PGS: a tool for association study of high-dimensional microRNA expression data with repeated measures
Motivation: MicroRNAs (miRNAs) are short single-stranded non-coding molecules that usually function as negative regulators to silence or suppress gene expression. Due to interested in the dynamic nature of the miRNA and reduced microarray and sequencing costs, a growing number of researchers are now measuring high-dimensional miRNAs expression data using repeated or multiple measures in which each individual has more than one sample collected and measured over time. However, the commonly used site-by-site multiple testing may impair the value of repeated or multiple measures data by ignoring the inherent dependent structure, which lead to problems including underpowered results after multiple comparison correction using false discovery rate (FDR) estimation and less biologically meaningful results. Hence, new methods are needed to tackle these issues.

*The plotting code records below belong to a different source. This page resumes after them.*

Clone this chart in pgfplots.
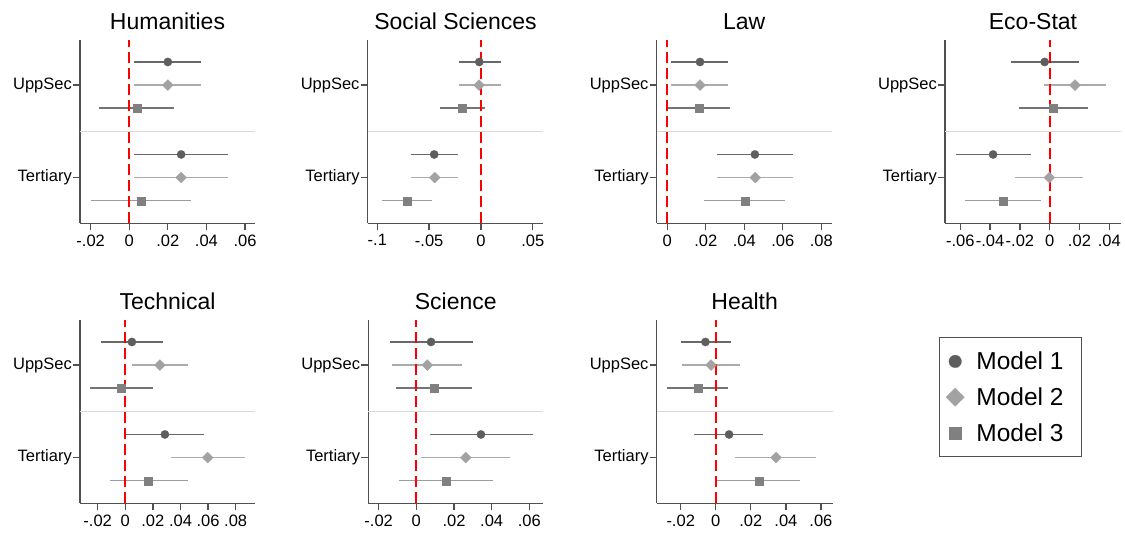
\documentclass[border=0pt]{standalone}
\usepackage{fontspec}
\setmainfont{Liberation Sans}
\usepackage{pgfplots}
\usepackage{pgfplotstable}
\pgfplotsset{compat=1.18}

\definecolor{c1}{HTML}{5E5E5E}
\definecolor{c2}{HTML}{A2A2A2}
\definecolor{c3}{HTML}{808080}
\definecolor{ci1}{HTML}{686868}
\definecolor{ci2}{HTML}{ABABAB}
\definecolor{ci3a}{HTML}{747474}
\definecolor{ci3b}{HTML}{9C9C9C}
\definecolor{axc}{HTML}{505050}
\definecolor{sepc}{HTML}{DADADA}
\definecolor{zeroc}{HTML}{FF0000}

% columns: y e1 l1 h1 e2 l2 h2 e3 l3 h3 ; y=7 UppSec, y=3 Tertiary
\pgfplotstableread{
y e1 l1 h1 e2 l2 h2 e3 l3 h3
7 0.0200 0.0027 0.0374 0.0200 0.0027 0.0374 0.0040 -0.0155 0.0233
3 0.0269 0.0027 0.0513 0.0269 0.0027 0.0513 0.0062 -0.0196 0.0319
}\hum
\pgfplotstableread{
y e1 l1 h1 e2 l2 h2 e3 l3 h3
7 -0.0016 -0.0215 0.0190 -0.0018 -0.0215 0.0190 -0.0183 -0.0396 0.0036
3 -0.0451 -0.0673 -0.0225 -0.0446 -0.0673 -0.0225 -0.0714 -0.0956 -0.0473
}\soc
\pgfplotstableread{
y e1 l1 h1 e2 l2 h2 e3 l3 h3
7 0.0170 0.0021 0.0317 0.0170 0.0021 0.0317 0.0163 0.0000 0.0327
3 0.0455 0.0258 0.0655 0.0457 0.0258 0.0655 0.0402 0.0192 0.0611
}\law
\pgfplotstableread{
y e1 l1 h1 e2 l2 h2 e3 l3 h3
7 -0.0034 -0.0261 0.0199 0.0170 -0.0038 0.0375 0.0022 -0.0208 0.0257
3 -0.0380 -0.0626 -0.0125 -0.0002 -0.0235 0.0223 -0.0313 -0.0570 -0.0060
}\eco
\pgfplotstableread{
y e1 l1 h1 e2 l2 h2 e3 l3 h3
7 0.0048 -0.0179 0.0273 0.0251 0.0051 0.0454 -0.0029 -0.0256 0.0198
3 0.0287 0.0005 0.0572 0.0597 0.0329 0.0865 0.0169 -0.0111 0.0454
}\tech
\pgfplotstableread{
y e1 l1 h1 e2 l2 h2 e3 l3 h3
7 0.0078 -0.0140 0.0299 0.0058 -0.0127 0.0242 0.0094 -0.0106 0.0296
3 0.0343 0.0074 0.0619 0.0262 0.0027 0.0499 0.0158 -0.0092 0.0407
}\sci
\pgfplotstableread{
y e1 l1 h1 e2 l2 h2 e3 l3 h3
7 -0.0059 -0.0201 0.0089 -0.0027 -0.0194 0.0141 -0.0103 -0.0277 0.0072
3 0.0076 -0.0122 0.0272 0.0344 0.0112 0.0574 0.0247 0.0000 0.0479
}\hea

\pgfplotsset{
  panel/.style={
    scale only axis, height=183.3pt,
    anchor=south west,
    ymin=0.023, ymax=7.951,
    ytick={6,2}, yticklabels={UppSec,Tertiary},
    axis x line*=bottom, axis y line*=left,
    xtick pos=bottom, ytick pos=left,
    scaled x ticks=false,
    axis line style={draw=axc, line width=1.3pt, -},
    tick style={draw=axc, line width=1.3pt},
    major tick length=7pt, tick align=outside,
    ticklabel style={font=\fontsize{16.5}{19}\selectfont, text=black},
    yticklabel style={inner xsep=1pt},
    xticklabel style={inner ysep=4pt},
    title style={font=\fontsize{23}{27}\selectfont, at={(0.5,1)}, anchor=base, yshift=4pt},
    clip=false,
  },
  m1/.style={mark=*, mark size=4.2pt, mark options={draw=c1, fill=c1, line width=0.2pt}},
  m2/.style={mark=square*, mark size=3.9pt, mark options={rotate=45, draw=c2, fill=c2, line width=0.2pt}},
  m3/.style={mark=square*, mark size=4pt, mark options={draw=c3, fill=c3, line width=0.2pt}},
}

\newcommand\ci[5]{% table, model, color, y offset, extra
\addplot[draw=none, mark=none, forget plot, #5,
  error bars/.cd, x dir=both, x explicit, error mark=none,
  error bar style={draw=#3, line width=1.5pt, solid}]
  table[x=e#2, y expr=\thisrow{y}-#4,
        x error plus expr=\thisrow{h#2}-\thisrow{e#2},
        x error minus expr=\thisrow{e#2}-\thisrow{l#2}] {#1};
}
\newcommand\mk[4]{% table, model, style, y offset
\addplot[only marks, forget plot, #3] table[x=e#2, y expr=\thisrow{y}-#4] {#1};
}

\newcommand\panel[9]{%
\begin{axis}[panel, at={(#1pt,#2pt)}, width=#3pt, xmin=#4, xmax=#5,
  xtick={#6}, xticklabels={#7}, title={#8}]
\addplot[draw=sepc, line width=1pt, forget plot] coordinates {(#4,4) (#5,4)};
\ci{#9}{1}{ci1}{0}{}
\ci{#9}{2}{ci2}{1}{}
\ci{#9}{3}{ci3a}{2}{skip coords between index={1}{2}}
\ci{#9}{3}{ci3b}{2}{skip coords between index={0}{1}}
\addplot[color=zeroc, mark=none, solid, line width=1.8pt, dash pattern=on 11pt off 5pt, forget plot] coordinates {(0,0.023) (0,7.951)};
\mk{#9}{1}{m1}{0}
\mk{#9}{2}{m2}{1}
\mk{#9}{3}{m3}{2}
\end{axis}}

\begin{document}
\begin{tikzpicture}
\path[use as bounding box] (0pt,0pt) rectangle (1125pt,534pt);
\panel{80}{310.7}{175}{-0.02555}{0.0652}{-0.02,0,0.02,0.04,0.06}{-.02,0,.02,.04,.06}{Humanities}{\hum}
\panel{367.7}{310.7}{175.6}{-0.1093}{0.0602}{-0.1,-0.05,0,0.05}{-.1,-.05,0,.05}{Social Sciences}{\soc}
\panel{656.7}{310.7}{175}{-0.0055}{0.0854}{0,0.02,0.04,0.06,0.08}{0,.02,.04,.06,.08}{Law}{\law}
\panel{945}{310.7}{176}{-0.0703}{0.0479}{-0.06,-0.04,-0.02,0,0.02,0.04}{-.06,-.04,-.02,0,.02,.04}{Eco-Stat}{\eco}
\panel{80}{30.7}{175}{-0.0328}{0.094}{-0.02,0,0.02,0.04,0.06,0.08}{-.02,0,.02,.04,.06,.08}{Technical}{\tech}
\panel{368.3}{30.7}{175}{-0.0255}{0.0674}{-0.02,0,0.02,0.04,0.06}{-.02,0,.02,.04,.06}{Science}{\sci}
\panel{656.7}{30.7}{176}{-0.0337}{0.0667}{-0.02,0,0.02,0.04,0.06}{-.02,0,.02,.04,.06}{Health}{\hea}
\begin{axis}[hide axis, scale only axis, anchor=south west, at={(938.5pt,78.3pt)},
  width=142pt, height=118.4pt, xmin=0, xmax=1, ymin=0, ymax=1,
  legend style={at={(0,1)}, anchor=north west, draw=axc, line width=1pt,
    font=\fontsize{24.5}{28}\selectfont, row sep=12.5pt, inner xsep=7pt, inner ysep=12pt,
    legend cell align=left,
    /tikz/every odd column/.append style={column sep=10pt}},
  legend image code/.code={\draw[#1] plot coordinates {(0.3cm,0cm)};}]
\addlegendimage{only marks, mark=*, mark size=6.3pt, mark options={draw=c1, fill=c1, line width=0.2pt}}
\addlegendimage{only marks, mark=square*, mark size=6.5pt, mark options={rotate=45, draw=c2, fill=c2, line width=0.2pt}}
\addlegendimage{only marks, mark=square*, mark size=6.3pt, mark options={draw=c3, fill=c3, line width=0.2pt}}
\legend{Model 1\kern9pt\null, Model 2\kern9pt\null, Model 3\kern9pt\null}
\end{axis}
\end{tikzpicture}
\end{document}
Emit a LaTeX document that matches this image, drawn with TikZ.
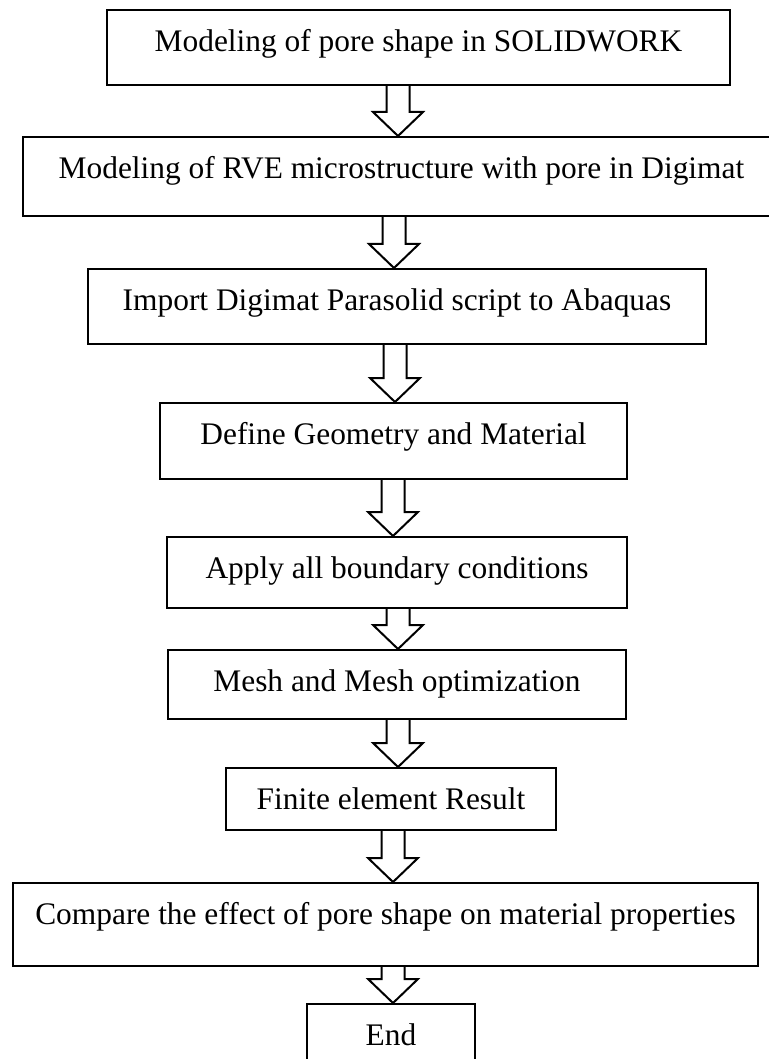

Results: We propose a penalized regression model incorporating grid search method (PGS), for analyzing association study of high-dimensional microRNA expression data with repeated measures. The development of this analytical framework was motivated by a real-world miRNA dataset. Comparisons between PGS and the site-by-site testing revealed that PGS provided smaller phenotype prediction errors and higher enrichment of phenotype-related biological pathways than the site-by-site testing. Simulation study showed that PGS provided more accurate estimates and higher sensitivity than site-by-site testing with comparable specificities.
Availability: R source code for PGS algorithm, implementation example, and simulation study are available for download at https://github.com/feizhe/PGS.
Zheng, Yinan; Fei, Zhe; Zhang, Wei; Starren, Justin; Liu, Lei; Baccarelli, Andrea; Li, Yi; and Hou, Lifang, "PGS: a tool for association study of high-dimensional microRNA expression data with repeated measures" (June 2014). The University of Michigan Department of Biostatistics Working Paper Series. Working Paper 113.